Monday, February 15, 2016

The Prodigal Son

At our prayer group session this past Saturday, we did an adapted version of lectio divina on Jesus' famous parable of forgiveness, The Prodigal Son. It began with a lot of discussion and settled into contemplation after that. Discussion was so rich and grace-filled that I want to share some of our words with you. And our questions.

This is a famous story and we wondered about that. You can refer to the return of the prodigal in just about any context (a long absent relative comes for a visit, a co-worker gone on disability comes back etc.) and everyone will know what you're talking about. "Killing the fatted calf" is universal code for unrestrained merry-making. Elton John it in "Benny and the Jets." Nobody had to Google it.

Our group was sparked by the addition of one of our regular participant's 10 year old son. He was fully engaged in the discussion which was marvelous. The issue of the famine that hit the distant land and the son's hunger worried him. He couldn't fathom an actual famine or the total poverty that was conveyed in the story. We saw that we, too, might have a bit of trouble comprehending such abject need. How deeply must we feel need in order to throw ourselves on God's mercy? Must we hit rock-bottom? And if we do, is that God's blessing?

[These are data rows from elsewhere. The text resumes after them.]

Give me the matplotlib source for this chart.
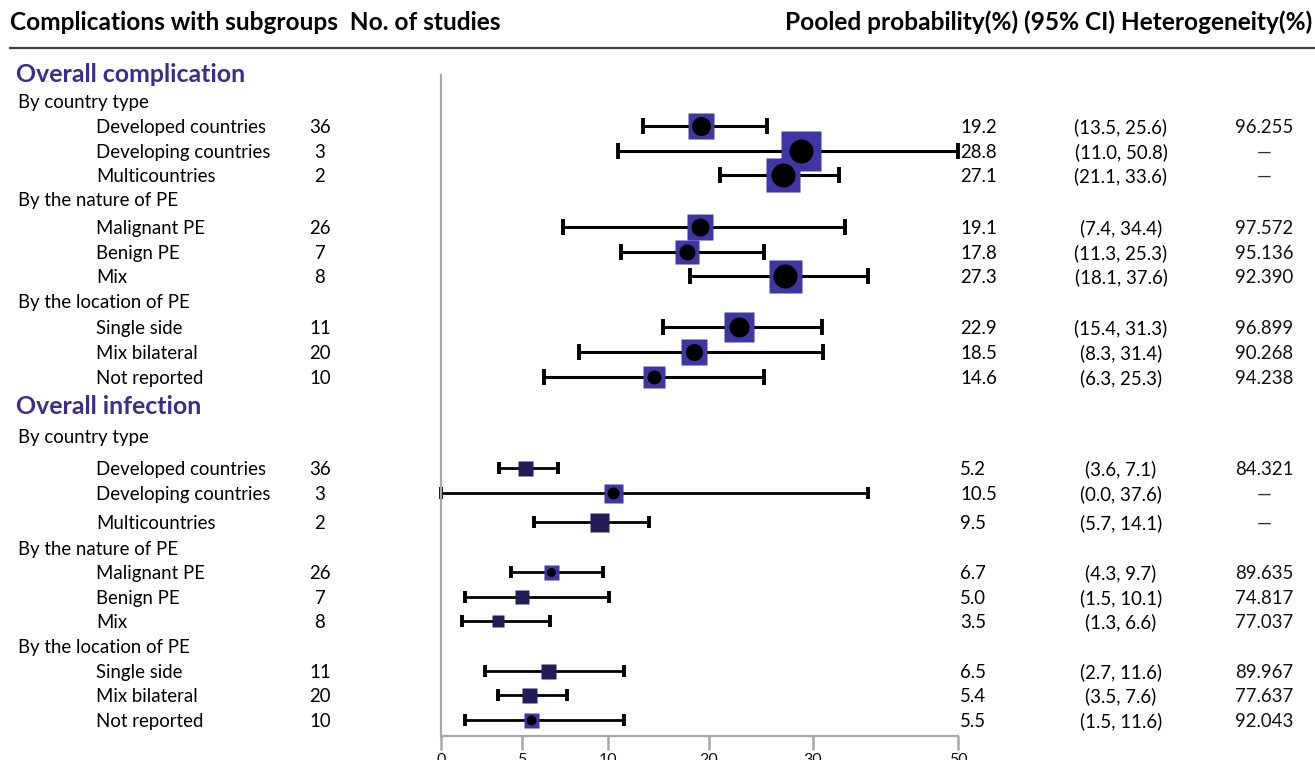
import numpy as np
import matplotlib
matplotlib.use("Agg")
import matplotlib.pyplot as plt
import matplotlib.transforms as mtransforms

plt.rcParams['font.family'] = ['Lato', 'DejaVu Sans']

# ---------------- data ----------------
section_titles = ["Overall complication", "Overall infection"]
group_titles = ["By country type", "By the nature of PE", "By the location of PE"]
subgroups = ["Developed countries", "Developing countries", "Multicountries",
             "Malignant PE", "Benign PE", "Mix",
             "Single side", "Mix bilateral", "Not reported"]

comp_n = [36, 3, 2, 26, 7, 8, 11, 20, 10]
comp_est = [19.2, 28.8, 27.1, 19.1, 17.8, 27.3, 22.9, 18.5, 14.6]
comp_lo = [13.5, 11.0, 21.1, 7.4, 11.3, 18.1, 15.4, 8.3, 6.3]
comp_hi = [25.6, 50.8, 33.6, 34.4, 25.3, 37.6, 31.3, 31.4, 25.3]
comp_het = ["96.255", "\u2014", "\u2014", "97.572", "95.136", "92.390", "96.899", "90.268", "94.238"]

inf_n = [36, 3, 2, 26, 7, 8, 11, 20, 10]
inf_est = [5.2, 10.5, 9.5, 6.7, 5.0, 3.5, 6.5, 5.4, 5.5]
inf_lo = [3.6, 0.0, 5.7, 4.3, 1.5, 1.3, 2.7, 3.5, 1.5]
inf_hi = [7.1, 37.6, 14.1, 9.7, 10.1, 6.6, 11.6, 7.6, 11.6]
inf_het = ["84.321", "\u2014", "\u2014", "89.635", "74.817", "77.037", "89.967", "77.637", "92.043"]

tick_values = [0, 5, 10, 20, 30, 50]

# ---------------- layout / style ----------------
W, H = 1315, 760
DPI = 100
tick_pos_px = [0, 81, 167, 268, 372, 517]   # on-screen spacing of the (non-linear) axis ticks

# row centres (pixels from top)
title_y = [73, 405]
group_y = [[101, 199, 301], [436, 548, 646]]
comp_y = [126, 151, 175, 227, 252, 276, 327, 352, 377]
inf_y = [468, 493, 522, 572, 597, 621, 671, 695, 720]

comp_sq = [27, 40, 34, 27, 24, 33, 30, 26, 22]
comp_dot = [19, 24, 24, 18, 16, 24, 20, 17, 14]
inf_sq = [15, 19, 19, 15, 14, 12, 15, 15, 15]
inf_dot = [0, 12, 0, 9, 0, 0, 0, 0, 10]

BLUE = "#3f36a3"
NAVY = "#221c5a"
TITLE = "#3a2d8f"
GRAY = "#a8a8a8"

tp = np.array(tick_pos_px, float)
tv = np.array(tick_values, float)
S_LO = (tp[1] - tp[0]) / (tv[1] - tv[0])
S_HI = 0.5  # the reference draws values past 50 hugging the axis end


def fwd(x):
    x = np.asarray(x, float)
    y = np.interp(x, tv, tp)
    y = np.where(x < tv[0], tp[0] + (x - tv[0]) * S_LO, y)
    y = np.where(x > tv[-1], tp[-1] + (x - tv[-1]) * S_HI, y)
    return y


def inv(y):
    y = np.asarray(y, float)
    x = np.interp(y, tp, tv)
    x = np.where(y < tp[0], tv[0] + (y - tp[0]) / S_LO, x)
    x = np.where(y > tp[-1], tv[-1] + (y - tp[-1]) / S_HI, x)
    return x


fig = plt.figure(figsize=(W / DPI, H / DPI), dpi=DPI)
ax_left, ax_right, ax_top, ax_bot = 441, 958, 75, 736
ax = fig.add_axes([ax_left / W, (H - ax_bot) / H, (ax_right - ax_left) / W, (ax_bot - ax_top) / H])
ax.set_xscale('function', functions=(fwd, inv))
ax.set_xlim(0, 50)
ax.set_ylim(ax_bot, ax_top)
for s in ['top', 'right']:
    ax.spines[s].set_visible(False)
for s in ['left', 'bottom']:
    ax.spines[s].set_color(GRAY)
    ax.spines[s].set_linewidth(1.6)
ax.set_yticks([])
ax.set_xticks(tick_values)
ax.set_xticklabels([str(t) for t in tick_values])
ax.xaxis.set_minor_locator(matplotlib.ticker.NullLocator())
ax.tick_params(axis='x', direction='out', length=10, width=1.8, color=GRAY,
               labelsize=11.5, pad=2, labelcolor='#111111')
ax.patch.set_visible(False)


def draw_row(y, est, lo, hi, sq, dot, sqcolor, capsize, lw):
    ax.errorbar([est], [y], xerr=[[est - lo], [hi - est]], fmt='none', ecolor='black',
                elinewidth=lw, capsize=capsize, capthick=2.8, clip_on=False, zorder=2)
    ax.plot([est], [y], marker='s', ms=sq * 0.72, mfc=sqcolor, mec='none',
            linestyle='none', clip_on=False, zorder=3)
    if dot > 0:
        ax.plot([est], [y], marker='o', ms=dot * 0.72, mfc='black', mec='none',
                linestyle='none', clip_on=False, zorder=4)


for i in range(len(subgroups)):
    draw_row(comp_y[i], comp_est[i], comp_lo[i], comp_hi[i], comp_sq[i], comp_dot[i],
             BLUE, 6.0, 2.2)
    draw_row(inf_y[i], inf_est[i], inf_lo[i], inf_hi[i], inf_sq[i], inf_dot[i],
             BLUE if inf_dot[i] > 0 else NAVY, 4.3, 2.0)

# ---------------- text ----------------
trans = mtransforms.blended_transform_factory(
    mtransforms.Affine2D().scale(1.0 / W, 1.0) + fig.transFigure, ax.transData)

FS = 13.4
CAP = 0.72 * DPI / 72.0  # cap height (px) per point of font size, Lato


def base(y, fs):
    """baseline (pixel row) for text whose capitals are centred on row y"""
    return y + 0.5 * CAP * fs


HFS = 17.6
fig.text(10 / W, 1 - base(21, HFS) / H, "Complications with subgroups  No. of studies",
         fontsize=HFS, fontweight='bold', va='baseline', ha='left')
fig.text(1312 / W, 1 - base(21, HFS) / H, "Pooled probability(%) (95% CI) Heterogeneity(%)",
         fontsize=HFS, fontweight='bold', va='baseline', ha='right')
fig.add_artist(plt.Line2D([10 / W, 1.0], [1 - 48 / H, 1 - 48 / H], color='#404040',
                          lw=1.6, transform=fig.transFigure))

TFS = 17.9
for k, (ty, ns, ests, los, his, hets, ys) in enumerate([
        (title_y[0], comp_n, comp_est, comp_lo, comp_hi, comp_het, comp_y),
        (title_y[1], inf_n, inf_est, inf_lo, inf_hi, inf_het, inf_y)]):
    ax.text(16, base(ty, TFS), section_titles[k], transform=trans, fontsize=TFS,
            fontweight='bold', color=TITLE, va='baseline', ha='left')
    for g in range(3):
        ax.text(18, base(group_y[k][g], FS), group_titles[g], transform=trans, fontsize=FS,
                va='baseline', ha='left')
    for i in range(len(subgroups)):
        yb = base(ys[i], FS)
        ax.text(96, yb, subgroups[i], transform=trans, fontsize=FS, va='baseline', ha='left')
        ax.text(320, yb, str(ns[i]), transform=trans, fontsize=FS, va='baseline', ha='center')
        ax.text(960, yb, f"{ests[i]:.1f}", transform=trans, fontsize=FS, va='baseline', ha='left')
        ax.text(1121, yb, f"({los[i]:.1f}, {his[i]:.1f})", transform=trans, fontsize=FS,
                va='baseline', ha='center')
        ax.text(1264, yb, hets[i], transform=trans, fontsize=FS, va='baseline', ha='center',
                color='#111111' if hets[i] != "\u2014" else '#333333')

fig.savefig("out.png", dpi=DPI, facecolor='white')
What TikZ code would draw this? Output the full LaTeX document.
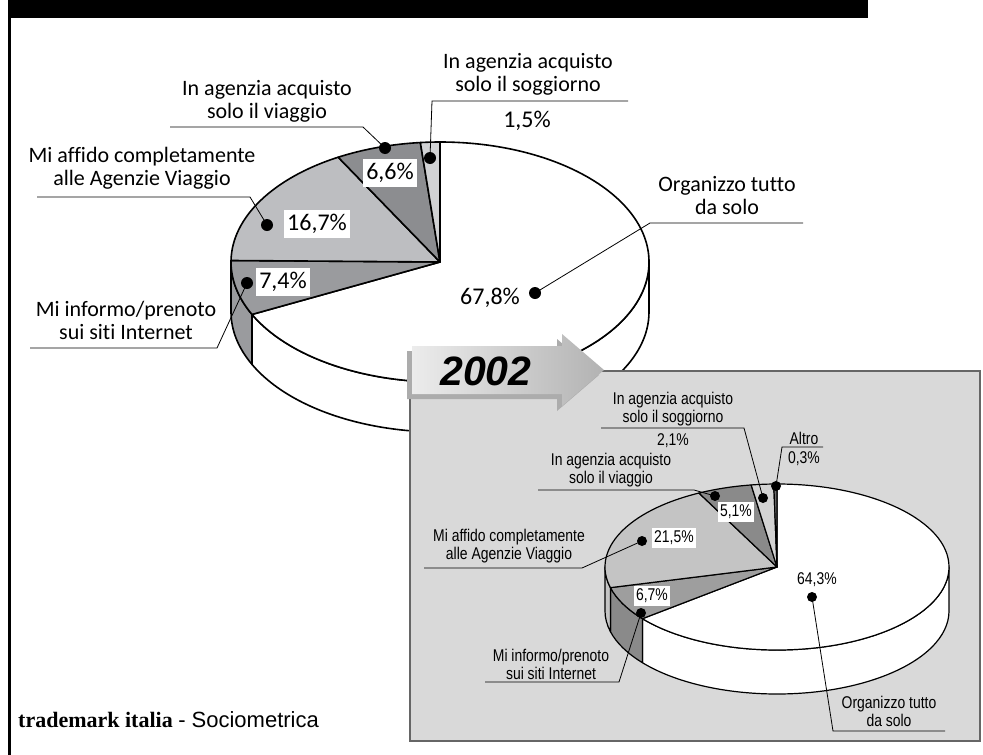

Out of this need, the son "came to himself." We wondered about that wording. Yes, there are other, and, in my opinion, weaker translations, but we fastened on the idea of the son's identity and that his realization of it is what sent him home. Whatever he'd done, his sin, was no match for the ultimate truth of who he was...his father's son.

And what was his sin? He asked for what would have been ultimately his own fortune. Yes it was inconvenient and foolish. He squandered his inheritance, he defiled his being, but what was it that actually hurt his father? Surely, it was his leaving. The breach between parent and child was the wound.

We wondered about the people who heard this story from Jesus. What did they think? What did they find to identify with? How did they anticipate the story's ending? Surely there were some in the audience who were certain the boy would come to a bad end in the distant land. That's what happened to people who strayed, who shook off their identity. There were probably some who thought that when he finally made his way home, he would really be "in for it" from his father. Certain punishment. A long spell working in the fields with the slaves. Possibly he would never resume his place in the family. This would seem fair to them, and, if we're honest, to most of us today. We love justice! Did any of Jesus' hearers imagine the forgiveness? the rejoicing? the complete abandonment of retribution?

One of our group noticed that the son had received his punishment in the manner of his experience in the distant land. His poverty, his near starvation, his humiliation and alienation "tried him in the fire," so to speak. His elder brother, who thought he'd got off so easily would have no idea what his younger brother had endured. Are we just as ignorant of the suffering of our friends and neighbors? What do we know about anyone?

The prodigal rehearsed a speech to be made to his father. We understand this behavior. We want to frame things in the right way. It has to be exactly right to make our plea heard.  But the boy's father forgives him long before he even gets to recite the speech. His father barely hears him. Excitement reigns. Kill the fatted calf, bring the musicians, give this boy some nice clothes. Put a ring on his finger. Pull out all the stops.

In the rite for the Sacrament of Reconciliation in the Book of Common Prayer, we find the words "Now there is rejoicing in heaven; for you were lost, and are found; you were dead, and are now alive." (p. 451) This is why the father tells his eldest son they must celebrate. The family is restored. The death that is sin has been turned into the life that is our true being, our true self.

That sin? Poof! It's gone. Forgotten. What sin? Here wear this ring.